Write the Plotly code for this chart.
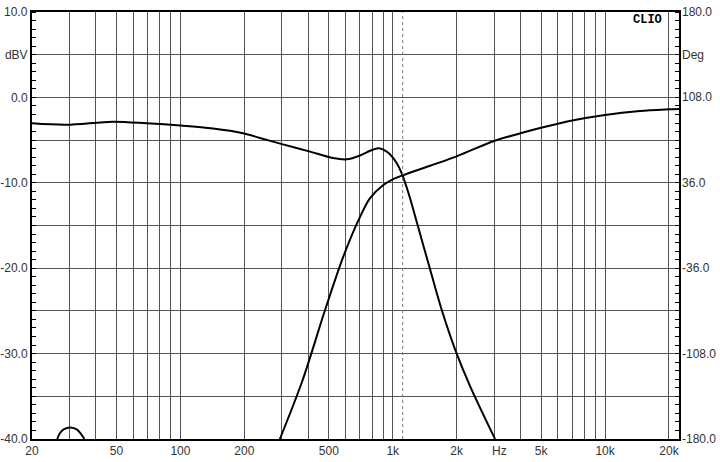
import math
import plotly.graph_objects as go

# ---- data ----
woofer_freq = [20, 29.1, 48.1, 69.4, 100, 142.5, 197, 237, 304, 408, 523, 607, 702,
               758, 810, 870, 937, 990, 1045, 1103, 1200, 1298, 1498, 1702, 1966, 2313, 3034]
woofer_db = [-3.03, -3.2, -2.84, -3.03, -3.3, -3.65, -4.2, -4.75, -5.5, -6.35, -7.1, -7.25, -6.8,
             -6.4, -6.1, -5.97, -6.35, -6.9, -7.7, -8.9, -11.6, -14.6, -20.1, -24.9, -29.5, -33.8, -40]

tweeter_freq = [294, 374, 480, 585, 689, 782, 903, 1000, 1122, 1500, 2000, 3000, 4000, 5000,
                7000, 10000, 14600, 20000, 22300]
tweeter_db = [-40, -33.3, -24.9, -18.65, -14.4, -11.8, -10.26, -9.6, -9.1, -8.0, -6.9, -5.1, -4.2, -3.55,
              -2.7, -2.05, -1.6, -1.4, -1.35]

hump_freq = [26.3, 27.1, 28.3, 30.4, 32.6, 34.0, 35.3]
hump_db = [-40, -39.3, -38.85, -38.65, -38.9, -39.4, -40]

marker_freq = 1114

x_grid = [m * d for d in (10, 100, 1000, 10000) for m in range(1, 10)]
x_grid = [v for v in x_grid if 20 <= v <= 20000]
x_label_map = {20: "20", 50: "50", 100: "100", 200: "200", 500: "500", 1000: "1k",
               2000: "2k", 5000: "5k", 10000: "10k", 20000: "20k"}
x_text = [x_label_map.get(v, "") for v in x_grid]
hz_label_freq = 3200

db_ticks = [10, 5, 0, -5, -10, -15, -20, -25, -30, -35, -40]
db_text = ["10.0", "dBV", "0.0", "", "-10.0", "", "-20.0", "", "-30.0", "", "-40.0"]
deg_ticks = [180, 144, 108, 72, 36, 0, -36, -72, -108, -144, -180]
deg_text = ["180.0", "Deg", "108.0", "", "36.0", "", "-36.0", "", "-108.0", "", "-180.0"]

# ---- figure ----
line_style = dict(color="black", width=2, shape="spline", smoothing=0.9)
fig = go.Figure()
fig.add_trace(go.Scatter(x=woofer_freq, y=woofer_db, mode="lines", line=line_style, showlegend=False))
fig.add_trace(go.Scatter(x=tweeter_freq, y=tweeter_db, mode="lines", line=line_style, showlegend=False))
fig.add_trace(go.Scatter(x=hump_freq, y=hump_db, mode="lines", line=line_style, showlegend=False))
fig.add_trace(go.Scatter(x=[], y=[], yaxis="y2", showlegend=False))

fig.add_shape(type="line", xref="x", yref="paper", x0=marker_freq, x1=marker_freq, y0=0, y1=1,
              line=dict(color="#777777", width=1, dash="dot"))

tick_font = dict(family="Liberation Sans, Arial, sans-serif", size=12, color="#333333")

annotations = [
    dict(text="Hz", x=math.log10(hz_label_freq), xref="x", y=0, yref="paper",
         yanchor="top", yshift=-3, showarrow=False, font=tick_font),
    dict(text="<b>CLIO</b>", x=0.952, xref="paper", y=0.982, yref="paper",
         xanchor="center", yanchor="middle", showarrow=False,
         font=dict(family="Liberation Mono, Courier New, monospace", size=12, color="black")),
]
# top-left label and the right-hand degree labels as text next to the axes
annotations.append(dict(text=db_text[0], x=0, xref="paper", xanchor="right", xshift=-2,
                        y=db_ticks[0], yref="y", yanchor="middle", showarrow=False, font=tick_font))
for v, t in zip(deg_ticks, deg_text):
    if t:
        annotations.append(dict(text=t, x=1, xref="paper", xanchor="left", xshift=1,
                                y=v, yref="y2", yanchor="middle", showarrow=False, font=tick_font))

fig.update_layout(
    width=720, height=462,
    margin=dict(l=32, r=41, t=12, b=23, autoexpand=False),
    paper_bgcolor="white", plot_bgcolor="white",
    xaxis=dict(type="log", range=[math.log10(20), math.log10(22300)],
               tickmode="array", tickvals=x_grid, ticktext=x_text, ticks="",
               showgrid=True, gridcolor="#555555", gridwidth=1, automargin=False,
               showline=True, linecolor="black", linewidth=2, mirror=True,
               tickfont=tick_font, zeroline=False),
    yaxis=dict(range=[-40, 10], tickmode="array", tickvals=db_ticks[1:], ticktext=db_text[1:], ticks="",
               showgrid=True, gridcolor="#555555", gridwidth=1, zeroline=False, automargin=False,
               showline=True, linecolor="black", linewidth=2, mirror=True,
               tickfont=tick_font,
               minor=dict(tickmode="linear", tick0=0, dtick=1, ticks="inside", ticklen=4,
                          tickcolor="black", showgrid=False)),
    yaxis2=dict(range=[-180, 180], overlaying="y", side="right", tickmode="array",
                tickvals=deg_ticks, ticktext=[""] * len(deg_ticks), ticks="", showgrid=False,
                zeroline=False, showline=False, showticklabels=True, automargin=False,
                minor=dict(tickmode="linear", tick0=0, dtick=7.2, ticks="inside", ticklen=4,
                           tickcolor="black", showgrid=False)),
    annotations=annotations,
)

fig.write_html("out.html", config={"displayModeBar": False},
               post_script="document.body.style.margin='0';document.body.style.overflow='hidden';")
* * * * * * *
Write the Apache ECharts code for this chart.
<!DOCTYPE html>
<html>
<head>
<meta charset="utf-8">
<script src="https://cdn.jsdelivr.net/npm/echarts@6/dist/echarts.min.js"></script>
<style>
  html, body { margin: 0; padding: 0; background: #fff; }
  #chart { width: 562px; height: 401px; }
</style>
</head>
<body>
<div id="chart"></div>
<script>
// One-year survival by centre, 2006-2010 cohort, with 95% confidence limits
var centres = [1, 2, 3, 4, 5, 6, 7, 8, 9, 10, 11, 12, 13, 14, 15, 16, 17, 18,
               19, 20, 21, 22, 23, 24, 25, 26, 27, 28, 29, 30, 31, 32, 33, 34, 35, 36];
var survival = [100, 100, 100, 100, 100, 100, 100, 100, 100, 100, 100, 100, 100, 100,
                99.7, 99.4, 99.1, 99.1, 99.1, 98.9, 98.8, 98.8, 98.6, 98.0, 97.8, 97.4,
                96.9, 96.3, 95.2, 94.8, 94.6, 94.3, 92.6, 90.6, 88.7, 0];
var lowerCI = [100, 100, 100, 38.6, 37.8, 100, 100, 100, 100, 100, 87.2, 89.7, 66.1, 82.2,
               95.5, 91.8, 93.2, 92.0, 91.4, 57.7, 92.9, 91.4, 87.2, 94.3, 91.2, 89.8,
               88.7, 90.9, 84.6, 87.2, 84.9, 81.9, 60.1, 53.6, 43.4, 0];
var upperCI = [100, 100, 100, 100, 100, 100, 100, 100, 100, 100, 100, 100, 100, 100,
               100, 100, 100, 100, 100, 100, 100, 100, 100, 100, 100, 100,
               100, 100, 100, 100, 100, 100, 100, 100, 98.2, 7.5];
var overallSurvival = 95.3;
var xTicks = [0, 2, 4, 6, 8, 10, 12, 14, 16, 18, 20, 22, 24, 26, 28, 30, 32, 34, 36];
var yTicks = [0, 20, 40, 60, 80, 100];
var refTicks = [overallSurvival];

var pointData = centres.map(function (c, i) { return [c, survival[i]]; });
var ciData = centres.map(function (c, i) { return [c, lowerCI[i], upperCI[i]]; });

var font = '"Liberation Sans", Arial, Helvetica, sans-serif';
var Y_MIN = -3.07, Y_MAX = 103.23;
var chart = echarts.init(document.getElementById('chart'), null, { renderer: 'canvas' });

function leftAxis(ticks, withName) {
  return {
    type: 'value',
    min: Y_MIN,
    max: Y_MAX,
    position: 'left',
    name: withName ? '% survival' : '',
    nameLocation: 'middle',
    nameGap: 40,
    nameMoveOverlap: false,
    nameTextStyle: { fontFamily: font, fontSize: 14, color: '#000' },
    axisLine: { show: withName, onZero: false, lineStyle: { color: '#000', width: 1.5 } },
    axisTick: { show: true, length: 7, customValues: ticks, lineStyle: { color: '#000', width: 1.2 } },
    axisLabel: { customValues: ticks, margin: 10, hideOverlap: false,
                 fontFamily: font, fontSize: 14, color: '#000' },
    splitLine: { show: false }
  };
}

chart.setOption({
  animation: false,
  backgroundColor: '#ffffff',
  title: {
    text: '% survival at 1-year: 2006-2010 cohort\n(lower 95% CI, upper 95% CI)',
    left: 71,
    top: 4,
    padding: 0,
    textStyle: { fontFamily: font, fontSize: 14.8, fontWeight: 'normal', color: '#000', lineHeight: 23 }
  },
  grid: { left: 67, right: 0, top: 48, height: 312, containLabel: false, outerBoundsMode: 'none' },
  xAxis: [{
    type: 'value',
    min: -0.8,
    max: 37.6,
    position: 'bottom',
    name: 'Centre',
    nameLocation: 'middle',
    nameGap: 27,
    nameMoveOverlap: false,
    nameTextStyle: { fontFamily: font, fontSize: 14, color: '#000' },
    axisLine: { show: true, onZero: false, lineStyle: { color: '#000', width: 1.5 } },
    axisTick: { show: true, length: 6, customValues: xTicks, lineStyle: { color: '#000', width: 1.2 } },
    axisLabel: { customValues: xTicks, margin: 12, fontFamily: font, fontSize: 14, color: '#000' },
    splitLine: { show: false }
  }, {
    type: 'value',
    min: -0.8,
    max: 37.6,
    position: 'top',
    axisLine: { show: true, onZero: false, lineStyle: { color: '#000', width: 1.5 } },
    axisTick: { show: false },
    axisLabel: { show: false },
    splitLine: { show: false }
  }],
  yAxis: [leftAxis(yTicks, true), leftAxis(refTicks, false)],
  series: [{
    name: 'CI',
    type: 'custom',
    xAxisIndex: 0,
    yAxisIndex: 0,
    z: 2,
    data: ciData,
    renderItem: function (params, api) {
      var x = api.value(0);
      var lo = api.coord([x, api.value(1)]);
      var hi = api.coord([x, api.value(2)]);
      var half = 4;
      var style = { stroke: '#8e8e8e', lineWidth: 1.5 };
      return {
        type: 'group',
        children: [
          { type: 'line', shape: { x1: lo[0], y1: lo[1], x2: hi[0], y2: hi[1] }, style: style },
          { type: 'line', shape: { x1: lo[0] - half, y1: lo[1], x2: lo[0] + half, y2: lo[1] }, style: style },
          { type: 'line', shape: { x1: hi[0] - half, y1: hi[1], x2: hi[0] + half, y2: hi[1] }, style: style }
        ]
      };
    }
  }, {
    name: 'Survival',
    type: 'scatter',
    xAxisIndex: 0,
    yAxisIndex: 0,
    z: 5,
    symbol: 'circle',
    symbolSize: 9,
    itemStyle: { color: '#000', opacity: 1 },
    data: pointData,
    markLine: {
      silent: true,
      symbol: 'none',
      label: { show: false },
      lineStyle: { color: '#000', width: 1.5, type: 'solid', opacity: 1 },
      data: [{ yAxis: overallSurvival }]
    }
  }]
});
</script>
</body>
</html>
* * * * * * *
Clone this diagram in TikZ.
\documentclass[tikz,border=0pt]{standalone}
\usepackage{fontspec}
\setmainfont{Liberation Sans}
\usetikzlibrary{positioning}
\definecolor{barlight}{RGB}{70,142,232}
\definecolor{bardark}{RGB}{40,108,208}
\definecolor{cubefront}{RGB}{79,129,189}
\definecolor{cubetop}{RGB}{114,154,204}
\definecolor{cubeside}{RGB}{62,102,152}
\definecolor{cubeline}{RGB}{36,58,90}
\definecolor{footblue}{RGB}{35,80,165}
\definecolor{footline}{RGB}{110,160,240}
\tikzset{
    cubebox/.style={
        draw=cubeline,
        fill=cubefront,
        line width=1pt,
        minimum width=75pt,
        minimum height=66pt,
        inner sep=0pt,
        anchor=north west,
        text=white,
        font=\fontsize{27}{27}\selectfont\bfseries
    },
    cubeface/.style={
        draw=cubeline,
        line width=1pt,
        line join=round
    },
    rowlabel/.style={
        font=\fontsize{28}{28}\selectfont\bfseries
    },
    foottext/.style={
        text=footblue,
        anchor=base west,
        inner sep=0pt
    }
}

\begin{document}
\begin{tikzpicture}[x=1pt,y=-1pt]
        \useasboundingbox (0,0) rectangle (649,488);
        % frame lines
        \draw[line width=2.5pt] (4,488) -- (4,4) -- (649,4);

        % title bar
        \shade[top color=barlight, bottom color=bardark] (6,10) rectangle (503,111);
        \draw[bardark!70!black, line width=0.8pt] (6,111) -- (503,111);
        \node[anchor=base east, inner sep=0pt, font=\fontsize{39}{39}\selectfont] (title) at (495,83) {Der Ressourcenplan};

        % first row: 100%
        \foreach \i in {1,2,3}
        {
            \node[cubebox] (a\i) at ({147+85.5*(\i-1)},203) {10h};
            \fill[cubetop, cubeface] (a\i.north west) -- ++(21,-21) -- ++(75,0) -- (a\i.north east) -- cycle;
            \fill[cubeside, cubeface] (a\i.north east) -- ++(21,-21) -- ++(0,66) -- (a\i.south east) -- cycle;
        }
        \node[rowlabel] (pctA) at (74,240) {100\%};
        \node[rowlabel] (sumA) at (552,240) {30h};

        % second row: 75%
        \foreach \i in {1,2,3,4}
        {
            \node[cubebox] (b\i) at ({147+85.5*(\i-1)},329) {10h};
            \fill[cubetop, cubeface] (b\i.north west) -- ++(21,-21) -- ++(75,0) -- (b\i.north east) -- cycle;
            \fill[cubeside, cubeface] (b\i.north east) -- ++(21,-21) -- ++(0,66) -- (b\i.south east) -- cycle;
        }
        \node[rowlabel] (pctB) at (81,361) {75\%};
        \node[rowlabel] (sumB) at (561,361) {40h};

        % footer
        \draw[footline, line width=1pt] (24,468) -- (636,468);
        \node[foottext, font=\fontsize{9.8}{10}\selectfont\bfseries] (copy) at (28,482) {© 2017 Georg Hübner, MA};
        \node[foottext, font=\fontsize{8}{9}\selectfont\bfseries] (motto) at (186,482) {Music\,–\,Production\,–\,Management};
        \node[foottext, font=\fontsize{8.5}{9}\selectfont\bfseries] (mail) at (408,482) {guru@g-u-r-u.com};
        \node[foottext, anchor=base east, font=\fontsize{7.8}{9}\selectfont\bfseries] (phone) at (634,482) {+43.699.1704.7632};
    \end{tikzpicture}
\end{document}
* * * * * * *
**Brief:**
Keep to the lines above from the line with "Write the Plotly code for this chart." to the line with "marker_freq = 1114", and set down exactly those, inclusive, with nothing else and every picture left out.

**Output of the exercise:**
Write the Plotly code for this chart.
import math
import plotly.graph_objects as go

# ---- data ----
woofer_freq = [20, 29.1, 48.1, 69.4, 100, 142.5, 197, 237, 304, 408, 523, 607, 702,
               758, 810, 870, 937, 990, 1045, 1103, 1200, 1298, 1498, 1702, 1966, 2313, 3034]
woofer_db = [-3.03, -3.2, -2.84, -3.03, -3.3, -3.65, -4.2, -4.75, -5.5, -6.35, -7.1, -7.25, -6.8,
             -6.4, -6.1, -5.97, -6.35, -6.9, -7.7, -8.9, -11.6, -14.6, -20.1, -24.9, -29.5, -33.8, -40]

tweeter_freq = [294, 374, 480, 585, 689, 782, 903, 1000, 1122, 1500, 2000, 3000, 4000, 5000,
                7000, 10000, 14600, 20000, 22300]
tweeter_db = [-40, -33.3, -24.9, -18.65, -14.4, -11.8, -10.26, -9.6, -9.1, -8.0, -6.9, -5.1, -4.2, -3.55,
              -2.7, -2.05, -1.6, -1.4, -1.35]

hump_freq = [26.3, 27.1, 28.3, 30.4, 32.6, 34.0, 35.3]
hump_db = [-40, -39.3, -38.85, -38.65, -38.9, -39.4, -40]

marker_freq = 1114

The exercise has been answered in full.